DMin Degree Learning Outcomes
A graduate in the Theology and Worship of the English Reformation Track will be capable of:
Articulate the Gospel message of salvation by grace through faith in Christ alone.
Explain the inspiration and authority of all of scripture and its relationship to the Gospel.
Articulate the relationship of the gospel to sanctification in the life of the believer.
Articulate a Christocentric view of ministry in which theological study, practice, and ethical conduct mutually inform and enhance one other.
Demonstrate pastoral, oral, and written skills and competencies that are required for church leadership at its most mature and effective level.
DOCTOR OF MINISTRY REQUIRED COURSES
THREE COURSES IN THE THEOLOGY AND WORSHIP OF THE ENGLISH REFORMATION CLUSTER
TWO ELECTIVE COURSES
Taught by Leading Scholars in the Field of Anglican Studies and the English Reformation:
- Rev. Dr. Ashley Null (the world’s leading Cranmer scholar)

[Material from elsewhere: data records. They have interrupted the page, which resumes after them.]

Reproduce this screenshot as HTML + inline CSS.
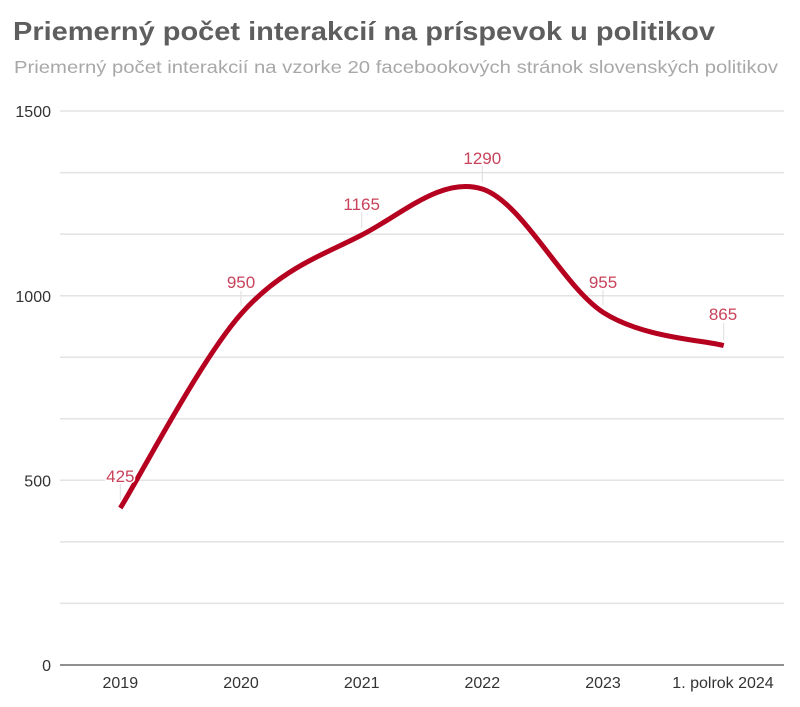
<!DOCTYPE html>
<html>
<head>
<meta charset="utf-8">
<style>
  html, body { margin: 0; padding: 0; background: #ffffff; }
  svg { display: block; }
  text { font-family: "Liberation Sans", "DejaVu Sans", sans-serif; }
</style>
</head>
<body>
<svg width="800" height="707" viewBox="0 0 800 707" xmlns="http://www.w3.org/2000/svg">
  <rect width="800" height="707" fill="#ffffff"/>

  <!-- Title & subtitle -->
  <text x="13" y="40" font-size="26" font-weight="bold" fill="#5e5e5e" textLength="702" lengthAdjust="spacingAndGlyphs">Priemerný počet interakcií na príspevok u politikov</text>
  <text x="14" y="73" font-size="17.5" fill="#a8a8a8" textLength="764" lengthAdjust="spacingAndGlyphs">Priemerný počet interakcií na vzorke 20 facebookových stránok slovenských politikov</text>

  <!-- Gridlines -->
  <g stroke="#e3e3e3" stroke-width="1.5">
    <line x1="60" y1="111" x2="784" y2="111"/>
    <line x1="60" y1="172.6" x2="784" y2="172.6"/>
    <line x1="60" y1="234.1" x2="784" y2="234.1"/>
    <line x1="60" y1="295.7" x2="784" y2="295.7"/>
    <line x1="60" y1="357.2" x2="784" y2="357.2"/>
    <line x1="60" y1="418.8" x2="784" y2="418.8"/>
    <line x1="60" y1="480.3" x2="784" y2="480.3"/>
    <line x1="60" y1="541.9" x2="784" y2="541.9"/>
    <line x1="60" y1="603.4" x2="784" y2="603.4"/>
  </g>
  <line x1="60" y1="665" x2="784" y2="665" stroke="#6a6a6a" stroke-width="1.6"/>

  <!-- Y axis labels -->
  <g font-size="16" fill="#333333" text-anchor="end">
    <text x="51" y="117">1500</text>
    <text x="51" y="302">1000</text>
    <text x="51" y="486.5">500</text>
    <text x="51" y="671">0</text>
  </g>

  <!-- X axis labels -->
  <g font-size="16" fill="#333333" text-anchor="middle">
    <text x="120.3" y="688">2019</text>
    <text x="241" y="688">2020</text>
    <text x="361.7" y="688">2021</text>
    <text x="482.3" y="688">2022</text>
    <text x="603" y="688">2023</text>
    <text x="723" y="688">1. polrok 2024</text>
  </g>

  <!-- Label leader ticks -->
  <g stroke="#dddddd" stroke-width="1">
    <line x1="120.3" y1="484" x2="120.3" y2="500"/>
    <line x1="241" y1="291" x2="241" y2="306"/>
    <line x1="361.7" y1="212" x2="361.7" y2="228"/>
    <line x1="482.3" y1="166" x2="482.3" y2="182"/>
    <line x1="603" y1="290" x2="603" y2="305"/>
    <line x1="723.7" y1="323" x2="723.7" y2="340"/>
  </g>

  <!-- Curve -->
  <path d="M120.3,508 C140.4,475.7 200.8,359.5 241,314 C281.2,268.5 321.5,255.8 361.7,235 C402.2,214.2 441.8,176.2 482.3,189 C522.2,201.8 562.7,285.9 603,312.3 C643.3,338.1 703.6,340 723.7,345.6"
        fill="none" stroke="#b5001f" stroke-width="5" stroke-linejoin="round" stroke-linecap="butt"/>

  <!-- Value labels -->
  <g font-size="17" fill="#c8435b" text-anchor="middle">
    <text x="120.3" y="482" stroke="#ffffff" stroke-width="3" paint-order="stroke">425</text>
    <text x="241" y="288">950</text>
    <text x="361.7" y="210">1165</text>
    <text x="482.3" y="164">1290</text>
    <text x="603" y="288">955</text>
    <text x="723" y="320">865</text>
  </g>
</svg>
</body>
</html>
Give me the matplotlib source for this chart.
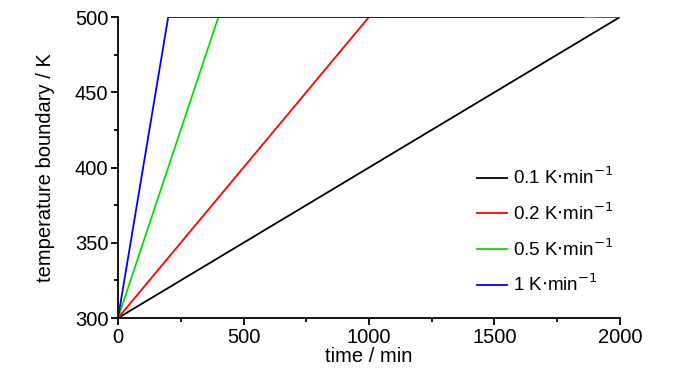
import numpy as np
import matplotlib.pyplot as plt
from matplotlib.ticker import MultipleLocator

plt.rcParams['font.family'] = ['Liberation Sans', 'DejaVu Sans']

# heating rates and time at which each ramp reaches 500 K
labels = [r'0.1 K$\cdot$min$^{-1}$', r'0.2 K$\cdot$min$^{-1}$',
          r'0.5 K$\cdot$min$^{-1}$', r'1 K$\cdot$min$^{-1}$']
colors = ['black', 'red', '#00e000', 'blue']
t_ramp_end = [2000, 1000, 400, 200]
t_end = [2000, 2000, 1900, 1855]
T_start = 300
T_end = 500

fig = plt.figure(figsize=(7, 3.74), dpi=100)
ax = fig.add_axes([0.1686, 0.1497, 0.7171, 0.8048])

for lab, c, tr, te in zip(labels, colors, t_ramp_end, t_end):
    t = [0, tr, te]
    T = [T_start, T_end, T_end]
    ax.plot(t, T, color=c, lw=1.3, label=lab)

ax.set_xlim(0, 2000)
ax.set_ylim(300, 500)
ax.xaxis.set_major_locator(MultipleLocator(500))
ax.xaxis.set_minor_locator(MultipleLocator(250))
ax.yaxis.set_major_locator(MultipleLocator(50))
ax.yaxis.set_minor_locator(MultipleLocator(25))
for s in ['top', 'right']:
    ax.spines[s].set_visible(False)
for s in ['left', 'bottom']:
    ax.spines[s].set_linewidth(1.3)
ax.tick_params(which='major', direction='out', length=5, width=1.3,
               labelsize=14.5, pad=2)
ax.tick_params(which='minor', direction='out', length=3, width=1.3)
ax.set_xlabel('time / min', fontsize=14.5, labelpad=0)
ax.set_ylabel('temperature boundary / K', fontsize=14.5, labelpad=14)

ax.legend(loc='lower right', bbox_to_anchor=(1.02, 0.02), frameon=False,
          fontsize=13.5, handlelength=1.6, handletextpad=0.3, labelspacing=0.75)

fig.savefig('out.png', dpi=100)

- Dr. Gerald Bray (editor of Documents of the English Reformation)
- Dr. Jonathan Linebaugh
- Rev. Dr. Justin Holcomb
The purpose of the Major Project is to demonstrate the student’s ability to integrate the academic content of the Doctor of Ministry program with the nature and practice of ministry for the purposes of enhancing the personal practice of ministry.
Each project will address a specific ministerial concern and clearly demonstrate—and be assessed according to—the following characteristics:
- Excellent research including…
- an organized, coherent, and effective research methodology.
- sufficient resources to demonstrate advanced competency of the depth and breadth of the topic being addressed.
- clear, informed, and objective assessment of the research results from a theological and practical point of view.
- Both a personal and public rationale
- Both theoretical/theological and practical considerations that are clearly described and integrated
- Practical application that contributes meaningfully to the personal practice of ministry
These should culminate in a significant contribution to the practice of ministry in the intended community of the church.